┌──

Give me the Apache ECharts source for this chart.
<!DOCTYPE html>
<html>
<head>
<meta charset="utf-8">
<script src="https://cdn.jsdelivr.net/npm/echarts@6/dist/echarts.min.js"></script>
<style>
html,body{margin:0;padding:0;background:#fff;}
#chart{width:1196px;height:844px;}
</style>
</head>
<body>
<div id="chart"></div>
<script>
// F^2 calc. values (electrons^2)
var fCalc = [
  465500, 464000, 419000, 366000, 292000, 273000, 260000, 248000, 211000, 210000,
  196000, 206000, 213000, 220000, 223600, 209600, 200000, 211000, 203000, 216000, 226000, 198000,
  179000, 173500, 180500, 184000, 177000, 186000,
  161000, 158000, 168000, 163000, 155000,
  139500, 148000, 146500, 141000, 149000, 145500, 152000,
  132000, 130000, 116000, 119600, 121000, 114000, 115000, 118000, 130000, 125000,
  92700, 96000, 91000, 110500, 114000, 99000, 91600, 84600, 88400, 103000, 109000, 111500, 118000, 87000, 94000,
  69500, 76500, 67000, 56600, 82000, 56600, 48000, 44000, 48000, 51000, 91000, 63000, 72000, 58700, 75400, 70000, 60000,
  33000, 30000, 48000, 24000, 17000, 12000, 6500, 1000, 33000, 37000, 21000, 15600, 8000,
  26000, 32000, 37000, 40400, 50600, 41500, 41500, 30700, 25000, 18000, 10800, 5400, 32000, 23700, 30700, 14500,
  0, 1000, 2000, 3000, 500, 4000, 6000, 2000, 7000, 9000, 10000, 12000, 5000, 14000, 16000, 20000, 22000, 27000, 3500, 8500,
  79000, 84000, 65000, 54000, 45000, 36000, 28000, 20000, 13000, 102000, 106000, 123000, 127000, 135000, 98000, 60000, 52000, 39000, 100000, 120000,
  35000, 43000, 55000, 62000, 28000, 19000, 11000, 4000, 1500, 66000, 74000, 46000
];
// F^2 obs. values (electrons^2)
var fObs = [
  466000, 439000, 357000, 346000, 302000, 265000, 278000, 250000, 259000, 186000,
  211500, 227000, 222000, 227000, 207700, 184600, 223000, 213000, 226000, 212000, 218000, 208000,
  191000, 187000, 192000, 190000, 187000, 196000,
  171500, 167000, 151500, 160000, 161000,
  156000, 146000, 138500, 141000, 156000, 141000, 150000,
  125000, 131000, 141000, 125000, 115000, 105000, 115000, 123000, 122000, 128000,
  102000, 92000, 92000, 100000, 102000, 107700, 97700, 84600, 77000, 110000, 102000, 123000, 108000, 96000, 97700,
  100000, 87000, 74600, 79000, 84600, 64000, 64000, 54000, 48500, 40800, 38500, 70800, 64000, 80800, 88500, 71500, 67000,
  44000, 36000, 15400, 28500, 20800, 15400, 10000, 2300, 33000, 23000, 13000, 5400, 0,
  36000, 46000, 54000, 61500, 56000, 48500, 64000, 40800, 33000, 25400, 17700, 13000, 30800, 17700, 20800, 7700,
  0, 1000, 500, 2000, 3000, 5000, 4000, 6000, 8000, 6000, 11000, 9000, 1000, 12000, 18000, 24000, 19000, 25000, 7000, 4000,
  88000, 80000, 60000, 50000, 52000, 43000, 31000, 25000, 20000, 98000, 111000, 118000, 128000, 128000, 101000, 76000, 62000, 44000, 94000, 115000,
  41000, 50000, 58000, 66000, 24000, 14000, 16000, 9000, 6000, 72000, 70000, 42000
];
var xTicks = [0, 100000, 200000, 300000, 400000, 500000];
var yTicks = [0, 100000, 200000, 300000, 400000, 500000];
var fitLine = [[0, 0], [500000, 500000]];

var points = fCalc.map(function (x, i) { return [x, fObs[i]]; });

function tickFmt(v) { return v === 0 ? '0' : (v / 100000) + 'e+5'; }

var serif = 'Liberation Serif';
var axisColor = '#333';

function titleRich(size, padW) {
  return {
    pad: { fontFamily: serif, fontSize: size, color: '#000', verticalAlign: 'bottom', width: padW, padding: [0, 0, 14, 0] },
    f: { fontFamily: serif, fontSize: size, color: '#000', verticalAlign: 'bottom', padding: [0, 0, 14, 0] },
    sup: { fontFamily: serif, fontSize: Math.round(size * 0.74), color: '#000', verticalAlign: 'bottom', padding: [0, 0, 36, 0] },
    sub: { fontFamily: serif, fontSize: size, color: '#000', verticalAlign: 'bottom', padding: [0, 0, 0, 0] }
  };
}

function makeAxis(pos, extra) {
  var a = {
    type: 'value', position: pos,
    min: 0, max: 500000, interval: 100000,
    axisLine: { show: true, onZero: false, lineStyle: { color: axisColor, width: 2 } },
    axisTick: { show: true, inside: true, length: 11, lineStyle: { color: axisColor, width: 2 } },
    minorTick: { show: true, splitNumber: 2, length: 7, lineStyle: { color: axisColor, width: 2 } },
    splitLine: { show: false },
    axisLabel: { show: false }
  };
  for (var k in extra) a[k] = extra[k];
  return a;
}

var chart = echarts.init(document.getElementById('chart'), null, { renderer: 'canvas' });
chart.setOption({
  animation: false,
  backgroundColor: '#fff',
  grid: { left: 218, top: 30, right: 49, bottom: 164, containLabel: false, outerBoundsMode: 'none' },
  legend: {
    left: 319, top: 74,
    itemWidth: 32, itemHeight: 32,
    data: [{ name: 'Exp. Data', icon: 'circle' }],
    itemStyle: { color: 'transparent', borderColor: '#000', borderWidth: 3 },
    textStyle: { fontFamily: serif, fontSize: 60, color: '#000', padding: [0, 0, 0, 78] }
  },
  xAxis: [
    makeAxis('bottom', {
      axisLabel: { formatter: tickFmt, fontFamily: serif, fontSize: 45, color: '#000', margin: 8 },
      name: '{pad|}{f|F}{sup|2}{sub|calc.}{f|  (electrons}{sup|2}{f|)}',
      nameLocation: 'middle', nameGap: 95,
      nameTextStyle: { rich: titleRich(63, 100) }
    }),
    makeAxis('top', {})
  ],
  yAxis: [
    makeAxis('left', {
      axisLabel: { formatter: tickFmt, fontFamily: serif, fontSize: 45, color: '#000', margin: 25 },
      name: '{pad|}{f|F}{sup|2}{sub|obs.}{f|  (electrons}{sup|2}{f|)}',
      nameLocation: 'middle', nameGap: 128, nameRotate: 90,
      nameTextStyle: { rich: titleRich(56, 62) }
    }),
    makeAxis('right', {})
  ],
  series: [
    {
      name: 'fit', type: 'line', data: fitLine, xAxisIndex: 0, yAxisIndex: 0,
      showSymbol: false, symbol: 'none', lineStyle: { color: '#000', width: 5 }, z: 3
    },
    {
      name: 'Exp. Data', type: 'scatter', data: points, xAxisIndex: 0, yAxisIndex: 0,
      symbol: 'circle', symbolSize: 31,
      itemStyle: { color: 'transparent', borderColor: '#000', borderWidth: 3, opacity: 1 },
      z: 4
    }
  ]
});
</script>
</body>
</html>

└──

Goal: Return all the data exactly as given.

Output:
Give me the Apache ECharts source for this chart.
<!DOCTYPE html>
<html>
<head>
<meta charset="utf-8">
<script src="https://cdn.jsdelivr.net/npm/echarts@6/dist/echarts.min.js"></script>
<style>
html,body{margin:0;padding:0;background:#fff;}
#chart{width:1196px;height:844px;}
</style>
</head>
<body>
<div id="chart"></div>
<script>
// F^2 calc. values (electrons^2)
var fCalc = [
  465500, 464000, 419000, 366000, 292000, 273000, 260000, 248000, 211000, 210000,
  196000, 206000, 213000, 220000, 223600, 209600, 200000, 211000, 203000, 216000, 226000, 198000,
  179000, 173500, 180500, 184000, 177000, 186000,
  161000, 158000, 168000, 163000, 155000,
  139500, 148000, 146500, 141000, 149000, 145500, 152000,
  132000, 130000, 116000, 119600, 121000, 114000, 115000, 118000, 130000, 125000,
  92700, 96000, 91000, 110500, 114000, 99000, 91600, 84600, 88400, 103000, 109000, 111500, 118000, 87000, 94000,
  69500, 76500, 67000, 56600, 82000, 56600, 48000, 44000, 48000, 51000, 91000, 63000, 72000, 58700, 75400, 70000, 60000,
  33000, 30000, 48000, 24000, 17000, 12000, 6500, 1000, 33000, 37000, 21000, 15600, 8000,
  26000, 32000, 37000, 40400, 50600, 41500, 41500, 30700, 25000, 18000, 10800, 5400, 32000, 23700, 30700, 14500,
  0, 1000, 2000, 3000, 500, 4000, 6000, 2000, 7000, 9000, 10000, 12000, 5000, 14000, 16000, 20000, 22000, 27000, 3500, 8500,
  79000, 84000, 65000, 54000, 45000, 36000, 28000, 20000, 13000, 102000, 106000, 123000, 127000, 135000, 98000, 60000, 52000, 39000, 100000, 120000,
  35000, 43000, 55000, 62000, 28000, 19000, 11000, 4000, 1500, 66000, 74000, 46000
];
// F^2 obs. values (electrons^2)
var fObs = [
  466000, 439000, 357000, 346000, 302000, 265000, 278000, 250000, 259000, 186000,
  211500, 227000, 222000, 227000, 207700, 184600, 223000, 213000, 226000, 212000, 218000, 208000,
  191000, 187000, 192000, 190000, 187000, 196000,
  171500, 167000, 151500, 160000, 161000,
  156000, 146000, 138500, 141000, 156000, 141000, 150000,
  125000, 131000, 141000, 125000, 115000, 105000, 115000, 123000, 122000, 128000,
  102000, 92000, 92000, 100000, 102000, 107700, 97700, 84600, 77000, 110000, 102000, 123000, 108000, 96000, 97700,
  100000, 87000, 74600, 79000, 84600, 64000, 64000, 54000, 48500, 40800, 38500, 70800, 64000, 80800, 88500, 71500, 67000,
  44000, 36000, 15400, 28500, 20800, 15400, 10000, 2300, 33000, 23000, 13000, 5400, 0,
  36000, 46000, 54000, 61500, 56000, 48500, 64000, 40800, 33000, 25400, 17700, 13000, 30800, 17700, 20800, 7700,
  0, 1000, 500, 2000, 3000, 5000, 4000, 6000, 8000, 6000, 11000, 9000, 1000, 12000, 18000, 24000, 19000, 25000, 7000, 4000,
  88000, 80000, 60000, 50000, 52000, 43000, 31000, 25000, 20000, 98000, 111000, 118000, 128000, 128000, 101000, 76000, 62000, 44000, 94000, 115000,
  41000, 50000, 58000, 66000, 24000, 14000, 16000, 9000, 6000, 72000, 70000, 42000
];
var xTicks = [0, 100000, 200000, 300000, 400000, 500000];
var yTicks = [0, 100000, 200000, 300000, 400000, 500000];
var fitLine = [[0, 0], [500000, 500000]];

var points = fCalc.map(function (x, i) { return [x, fObs[i]]; });

function tickFmt(v) { return v === 0 ? '0' : (v / 100000) + 'e+5'; }

var serif = 'Liberation Serif';
var axisColor = '#333';

function titleRich(size, padW) {
  return {
    pad: { fontFamily: serif, fontSize: size, color: '#000', verticalAlign: 'bottom', width: padW, padding: [0, 0, 14, 0] },
    f: { fontFamily: serif, fontSize: size, color: '#000', verticalAlign: 'bottom', padding: [0, 0, 14, 0] },
    sup: { fontFamily: serif, fontSize: Math.round(size * 0.74), color: '#000', verticalAlign: 'bottom', padding: [0, 0, 36, 0] },
    sub: { fontFamily: serif, fontSize: size, color: '#000', verticalAlign: 'bottom', padding: [0, 0, 0, 0] }
  };
}

function makeAxis(pos, extra) {
  var a = {
    type: 'value', position: pos,
    min: 0, max: 500000, interval: 100000,
    axisLine: { show: true, onZero: false, lineStyle: { color: axisColor, width: 2 } },
    axisTick: { show: true, inside: true, length: 11, lineStyle: { color: axisColor, width: 2 } },
    minorTick: { show: true, splitNumber: 2, length: 7, lineStyle: { color: axisColor, width: 2 } },
    splitLine: { show: false },
    axisLabel: { show: false }
  };
  for (var k in extra) a[k] = extra[k];
  return a;
}

var chart = echarts.init(document.getElementById('chart'), null, { renderer: 'canvas' });
chart.setOption({
  animation: false,
  backgroundColor: '#fff',
  grid: { left: 218, top: 30, right: 49, bottom: 164, containLabel: false, outerBoundsMode: 'none' },
  legend: {
    left: 319, top: 74,
    itemWidth: 32, itemHeight: 32,
    data: [{ name: 'Exp. Data', icon: 'circle' }],
    itemStyle: { color: 'transparent', borderColor: '#000', borderWidth: 3 },
    textStyle: { fontFamily: serif, fontSize: 60, color: '#000', padding: [0, 0, 0, 78] }
  },
  xAxis: [
    makeAxis('bottom', {
      axisLabel: { formatter: tickFmt, fontFamily: serif, fontSize: 45, color: '#000', margin: 8 },
      name: '{pad|}{f|F}{sup|2}{sub|calc.}{f|  (electrons}{sup|2}{f|)}',
      nameLocation: 'middle', nameGap: 95,
      nameTextStyle: { rich: titleRich(63, 100) }
    }),
    makeAxis('top', {})
  ],
  yAxis: [
    makeAxis('left', {
      axisLabel: { formatter: tickFmt, fontFamily: serif, fontSize: 45, color: '#000', margin: 25 },
      name: '{pad|}{f|F}{sup|2}{sub|obs.}{f|  (electrons}{sup|2}{f|)}',
      nameLocation: 'middle', nameGap: 128, nameRotate: 90,
      nameTextStyle: { rich: titleRich(56, 62) }
    }),
    makeAxis('right', {})
  ],
  series: [
    {
      name: 'fit', type: 'line', data: fitLine, xAxisIndex: 0, yAxisIndex: 0,
      showSymbol: false, symbol: 'none', lineStyle: { color: '#000', width: 5 }, z: 3
    },
    {
      name: 'Exp. Data', type: 'scatter', data: points, xAxisIndex: 0, yAxisIndex: 0,
      symbol: 'circle', symbolSize: 31,
      itemStyle: { color: 'transparent', borderColor: '#000', borderWidth: 3, opacity: 1 },
      z: 4
    }
  ]
});
</script>
</body>
</html>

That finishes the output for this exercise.